**** DATA SEGMENT

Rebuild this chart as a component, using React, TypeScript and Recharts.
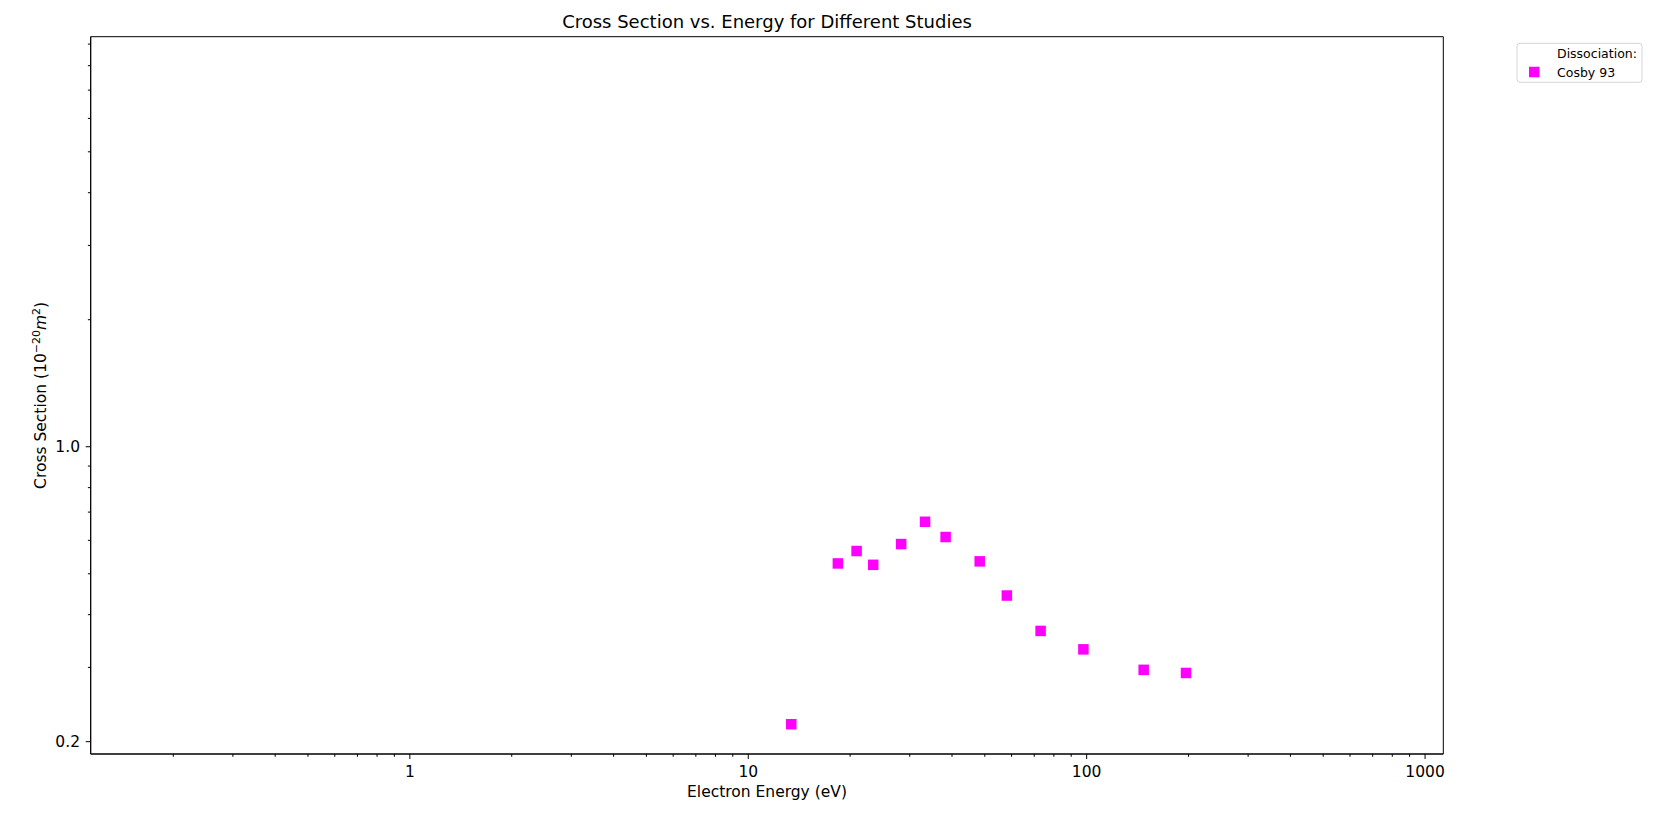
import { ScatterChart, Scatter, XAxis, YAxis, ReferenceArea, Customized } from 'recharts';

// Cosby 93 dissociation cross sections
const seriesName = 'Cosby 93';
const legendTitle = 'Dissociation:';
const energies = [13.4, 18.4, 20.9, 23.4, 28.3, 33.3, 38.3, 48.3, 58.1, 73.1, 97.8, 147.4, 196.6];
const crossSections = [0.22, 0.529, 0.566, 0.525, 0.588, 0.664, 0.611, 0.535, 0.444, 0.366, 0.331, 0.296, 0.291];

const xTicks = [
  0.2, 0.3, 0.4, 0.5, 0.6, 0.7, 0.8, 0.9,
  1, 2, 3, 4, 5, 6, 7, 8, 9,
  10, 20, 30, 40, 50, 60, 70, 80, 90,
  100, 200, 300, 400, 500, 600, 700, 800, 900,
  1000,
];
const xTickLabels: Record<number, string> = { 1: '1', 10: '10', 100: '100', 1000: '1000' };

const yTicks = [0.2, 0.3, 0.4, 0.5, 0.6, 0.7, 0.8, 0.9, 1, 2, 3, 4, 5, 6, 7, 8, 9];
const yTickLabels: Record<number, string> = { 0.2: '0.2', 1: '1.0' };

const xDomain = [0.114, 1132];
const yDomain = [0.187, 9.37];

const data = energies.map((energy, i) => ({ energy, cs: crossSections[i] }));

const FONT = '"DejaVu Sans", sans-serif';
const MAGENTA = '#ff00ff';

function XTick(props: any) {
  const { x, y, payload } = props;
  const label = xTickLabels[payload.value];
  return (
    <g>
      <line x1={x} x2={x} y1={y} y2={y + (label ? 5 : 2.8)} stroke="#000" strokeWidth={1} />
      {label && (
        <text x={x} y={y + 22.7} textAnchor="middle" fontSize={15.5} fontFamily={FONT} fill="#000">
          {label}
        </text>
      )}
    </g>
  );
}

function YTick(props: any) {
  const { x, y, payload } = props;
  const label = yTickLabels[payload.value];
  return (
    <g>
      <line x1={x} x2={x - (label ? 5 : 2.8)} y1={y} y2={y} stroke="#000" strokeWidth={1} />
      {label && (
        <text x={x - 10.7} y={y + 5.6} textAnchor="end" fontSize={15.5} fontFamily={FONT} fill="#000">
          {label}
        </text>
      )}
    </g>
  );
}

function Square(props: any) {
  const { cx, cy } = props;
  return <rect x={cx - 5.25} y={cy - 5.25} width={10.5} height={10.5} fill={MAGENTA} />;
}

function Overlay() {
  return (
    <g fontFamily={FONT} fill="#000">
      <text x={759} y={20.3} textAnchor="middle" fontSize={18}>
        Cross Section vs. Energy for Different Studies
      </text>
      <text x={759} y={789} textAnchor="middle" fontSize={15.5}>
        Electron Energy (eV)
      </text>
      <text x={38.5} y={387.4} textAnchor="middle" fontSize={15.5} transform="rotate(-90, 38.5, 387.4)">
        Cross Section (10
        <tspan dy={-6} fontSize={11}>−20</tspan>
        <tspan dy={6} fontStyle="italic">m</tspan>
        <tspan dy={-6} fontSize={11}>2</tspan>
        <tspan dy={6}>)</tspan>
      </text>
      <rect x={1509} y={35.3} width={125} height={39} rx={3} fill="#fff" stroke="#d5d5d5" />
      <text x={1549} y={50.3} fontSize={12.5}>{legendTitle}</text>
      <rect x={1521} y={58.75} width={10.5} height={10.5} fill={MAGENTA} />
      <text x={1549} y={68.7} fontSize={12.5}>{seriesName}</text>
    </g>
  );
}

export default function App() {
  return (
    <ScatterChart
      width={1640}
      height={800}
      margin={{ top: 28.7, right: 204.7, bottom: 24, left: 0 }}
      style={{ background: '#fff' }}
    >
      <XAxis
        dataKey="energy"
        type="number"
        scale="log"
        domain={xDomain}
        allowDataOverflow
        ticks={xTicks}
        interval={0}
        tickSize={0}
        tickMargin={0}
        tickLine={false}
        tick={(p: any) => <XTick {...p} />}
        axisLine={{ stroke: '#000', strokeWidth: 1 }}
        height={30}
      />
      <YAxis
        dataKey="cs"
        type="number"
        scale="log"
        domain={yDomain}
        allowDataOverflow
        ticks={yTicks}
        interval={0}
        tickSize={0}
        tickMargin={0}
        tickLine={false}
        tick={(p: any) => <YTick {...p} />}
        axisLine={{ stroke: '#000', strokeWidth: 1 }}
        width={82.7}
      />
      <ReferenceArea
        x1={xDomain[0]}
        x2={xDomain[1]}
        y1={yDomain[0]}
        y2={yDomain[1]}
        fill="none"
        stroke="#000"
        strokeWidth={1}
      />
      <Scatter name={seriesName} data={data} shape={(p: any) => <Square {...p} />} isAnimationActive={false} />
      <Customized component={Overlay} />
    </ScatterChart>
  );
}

********

### WHAT THE EXERCISE ASKS:
The listing above must be printed again exactly, minus its pictures.

### SOLUTION:
Rebuild this chart as a component, using React, TypeScript and Recharts.
import { ScatterChart, Scatter, XAxis, YAxis, ReferenceArea, Customized } from 'recharts';

// Cosby 93 dissociation cross sections
const seriesName = 'Cosby 93';
const legendTitle = 'Dissociation:';
const energies = [13.4, 18.4, 20.9, 23.4, 28.3, 33.3, 38.3, 48.3, 58.1, 73.1, 97.8, 147.4, 196.6];
const crossSections = [0.22, 0.529, 0.566, 0.525, 0.588, 0.664, 0.611, 0.535, 0.444, 0.366, 0.331, 0.296, 0.291];

const xTicks = [
  0.2, 0.3, 0.4, 0.5, 0.6, 0.7, 0.8, 0.9,
  1, 2, 3, 4, 5, 6, 7, 8, 9,
  10, 20, 30, 40, 50, 60, 70, 80, 90,
  100, 200, 300, 400, 500, 600, 700, 800, 900,
  1000,
];
const xTickLabels: Record<number, string> = { 1: '1', 10: '10', 100: '100', 1000: '1000' };

const yTicks = [0.2, 0.3, 0.4, 0.5, 0.6, 0.7, 0.8, 0.9, 1, 2, 3, 4, 5, 6, 7, 8, 9];
const yTickLabels: Record<number, string> = { 0.2: '0.2', 1: '1.0' };

const xDomain = [0.114, 1132];
const yDomain = [0.187, 9.37];

const data = energies.map((energy, i) => ({ energy, cs: crossSections[i] }));

const FONT = '"DejaVu Sans", sans-serif';
const MAGENTA = '#ff00ff';

function XTick(props: any) {
  const { x, y, payload } = props;
  const label = xTickLabels[payload.value];
  return (
    <g>
      <line x1={x} x2={x} y1={y} y2={y + (label ? 5 : 2.8)} stroke="#000" strokeWidth={1} />
      {label && (
        <text x={x} y={y + 22.7} textAnchor="middle" fontSize={15.5} fontFamily={FONT} fill="#000">
          {label}
        </text>
      )}
    </g>
  );
}

function YTick(props: any) {
  const { x, y, payload } = props;
  const label = yTickLabels[payload.value];
  return (
    <g>
      <line x1={x} x2={x - (label ? 5 : 2.8)} y1={y} y2={y} stroke="#000" strokeWidth={1} />
      {label && (
        <text x={x - 10.7} y={y + 5.6} textAnchor="end" fontSize={15.5} fontFamily={FONT} fill="#000">
          {label}
        </text>
      )}
    </g>
  );
}

function Square(props: any) {
  const { cx, cy } = props;
  return <rect x={cx - 5.25} y={cy - 5.25} width={10.5} height={10.5} fill={MAGENTA} />;
}

function Overlay() {
  return (
    <g fontFamily={FONT} fill="#000">
      <text x={759} y={20.3} textAnchor="middle" fontSize={18}>
        Cross Section vs. Energy for Different Studies
      </text>
      <text x={759} y={789} textAnchor="middle" fontSize={15.5}>
        Electron Energy (eV)
      </text>
      <text x={38.5} y={387.4} textAnchor="middle" fontSize={15.5} transform="rotate(-90, 38.5, 387.4)">
        Cross Section (10
        <tspan dy={-6} fontSize={11}>−20</tspan>
        <tspan dy={6} fontStyle="italic">m</tspan>
        <tspan dy={-6} fontSize={11}>2</tspan>
        <tspan dy={6}>)</tspan>
      </text>
      <rect x={1509} y={35.3} width={125} height={39} rx={3} fill="#fff" stroke="#d5d5d5" />
      <text x={1549} y={50.3} fontSize={12.5}>{legendTitle}</text>
      <rect x={1521} y={58.75} width={10.5} height={10.5} fill={MAGENTA} />
      <text x={1549} y={68.7} fontSize={12.5}>{seriesName}</text>
    </g>
  );
}

export default function App() {
  return (
    <ScatterChart
      width={1640}
      height={800}
      margin={{ top: 28.7, right: 204.7, bottom: 24, left: 0 }}
      style={{ background: '#fff' }}
    >
      <XAxis
        dataKey="energy"
        type="number"
        scale="log"
        domain={xDomain}
        allowDataOverflow
        ticks={xTicks}
        interval={0}
        tickSize={0}
        tickMargin={0}
        tickLine={false}
        tick={(p: any) => <XTick {...p} />}
        axisLine={{ stroke: '#000', strokeWidth: 1 }}
        height={30}
      />
      <YAxis
        dataKey="cs"
        type="number"
        scale="log"
        domain={yDomain}
        allowDataOverflow
        ticks={yTicks}
        interval={0}
        tickSize={0}
        tickMargin={0}
        tickLine={false}
        tick={(p: any) => <YTick {...p} />}
        axisLine={{ stroke: '#000', strokeWidth: 1 }}
        width={82.7}
      />
      <ReferenceArea
        x1={xDomain[0]}
        x2={xDomain[1]}
        y1={yDomain[0]}
        y2={yDomain[1]}
        fill="none"
        stroke="#000"
        strokeWidth={1}
      />
      <Scatter name={seriesName} data={data} shape={(p: any) => <Square {...p} />} isAnimationActive={false} />
      <Customized component={Overlay} />
    </ScatterChart>
  );
}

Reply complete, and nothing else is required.